# Harish-Chandra's c-function

In mathematics, Harish-Chandra's c-function is a function related to the intertwining operator between two principal series representations, that appears in the Plancherel measure for semisimple Lie groups. Harish-Chandra (1958a, 1958b) introduced a special case of it defined in terms of the asymptotic behavior of a zonal spherical function of a Lie group, and Harish-Chandra (1970) introduced a more general c-function called Harish-Chandra's (generalized) C-function.

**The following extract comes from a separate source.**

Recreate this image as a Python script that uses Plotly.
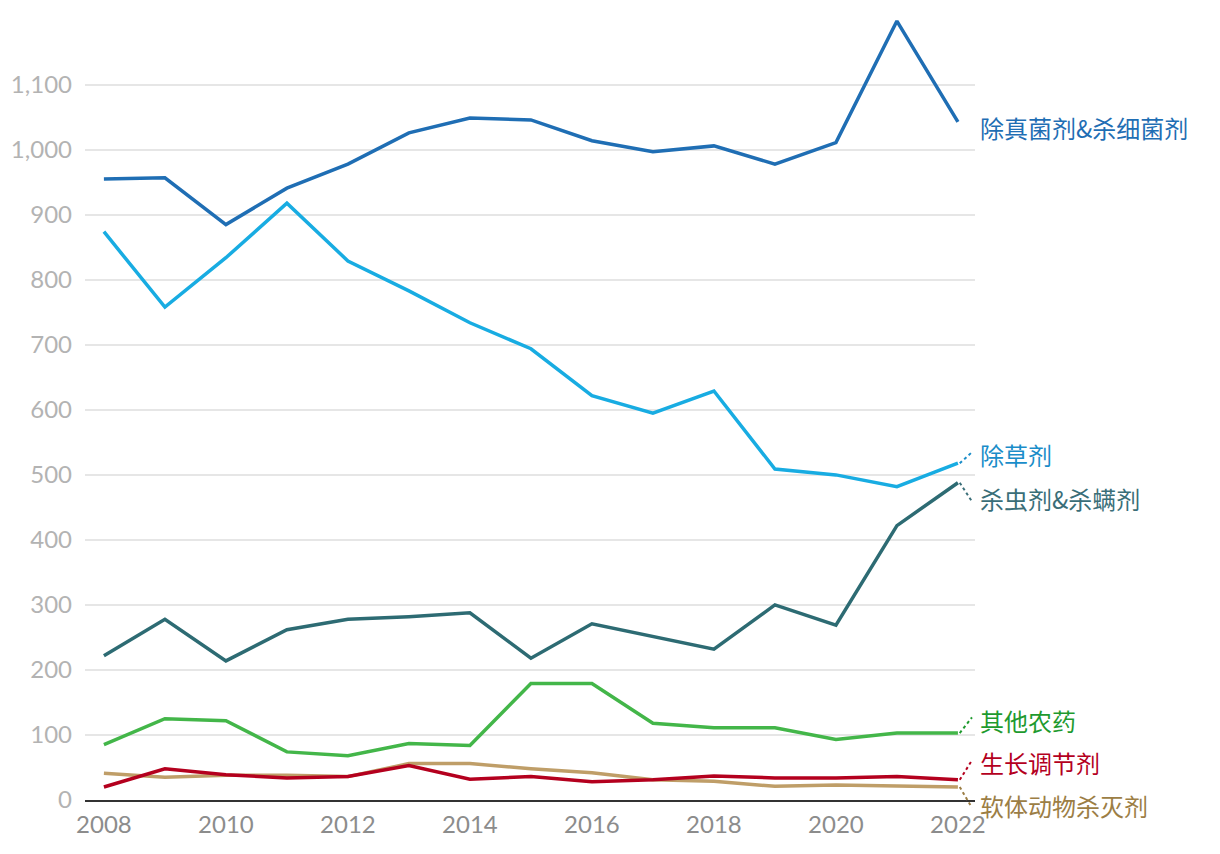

Gindikin and Karpelevich (1962, 1969) introduced the Gindikin–Karpelevich formula, a product formula for Harish-Chandra's c-function,.

## Gindikin–Karpelevich formula

The c-function has a generalization cw(λ) depending on an element w of the Weyl group. The unique element of greatest length s0, is the unique element that carries the Weyl chamber ${\displaystyle {\mathfrak {a}}_{+}^{*}}$ onto ${\displaystyle -{\mathfrak {a}}_{+}^{*}}$. By Harish-Chandra's integral formula, cs0 is Harish-Chandra's c-function:

${\displaystyle c(\lambda )=c_{s_{0}}(\lambda ).}$

The c-functions are in general defined by the equation

${\displaystyle \displaystyle A(s,\lambda )\xi _{0}=c_{s}(\lambda )\xi _{0},}$

where ξ0 is the constant function 1 in L2(K/M). The cocycle property of the intertwining operators implies a similar multiplicative property for the c-functions:

${\displaystyle c_{s_{1}s_{2}}(\lambda )=c_{s_{1}}(s_{2}\lambda )c_{s_{2}}(\lambda )}$

provided

${\displaystyle \ell (s_{1}s_{2})=\ell (s_{1})+\ell (s_{2}).}$

This reduces the computation of cs to the case when s = sα, the reflection in a (simple) root α, the so-called "rank-one reduction" of Gindikin & Karpelevič (1962). In fact the integral involves only the closed connected subgroup Gα corresponding to the Lie subalgebra generated by ${\displaystyle {\mathfrak {g}}_{\pm \alpha }}$ where α lies in Σ0+. Then Gα is a real semisimple Lie group with real rank one, i.e. dim Aα = 1, and cs is just the Harish-Chandra c-function of Gα. In this case the c-function can be computed directly and is given by

${\displaystyle c_{s_{\alpha }}(\lambda )=c_{0}{2^{-i(\lambda ,\alpha _{0})}\Gamma (i(\lambda ,\alpha _{0})) \over \Gamma ({1 \over 2}({1 \over 2}m_{\alpha }+1+i(\lambda ,\alpha _{0}))\Gamma ({1 \over 2}({1 \over 2}m_{\alpha }+m_{2\alpha }+i(\lambda ,\alpha _{0}))},}$

where

${\displaystyle c_{0}=2^{m_{\alpha }/2+m_{2\alpha }}\Gamma \left({1 \over 2}(m_{\alpha }+m_{2\alpha }+1)\right)}$

and α0=α/〈α,α〉.

The general Gindikin–Karpelevich formula for c(λ) is an immediate consequence of this formula and the multiplicative properties of cs(λ), as follows:

${\displaystyle c(\lambda )=c_{0}\prod _{\alpha \in \Sigma _{0}^{+}}{2^{-i(\lambda ,\alpha _{0})}\Gamma (i(\lambda ,\alpha _{0})) \over \Gamma ({1 \over 2}({1 \over 2}m_{\alpha }+1+i(\lambda ,\alpha _{0}))\Gamma ({1 \over 2}({1 \over 2}m_{\alpha }+m_{2\alpha }+i(\lambda ,\alpha _{0}))},}$

where the constant c0 is chosen so that c(–iρ)=1 (Helgason 2000, p.447).

## Plancherel measure

The c-function appears in the Plancherel theorem for spherical functions, and the Plancherel measure is 1/c2 times Lebesgue measure.

## Generalized C-function

There is a similar c-function for p-adic Lie groups. Macdonald (1968, 1971) and Langlands (1971) found an analogous product formula for the c-function of a p-adic Lie group.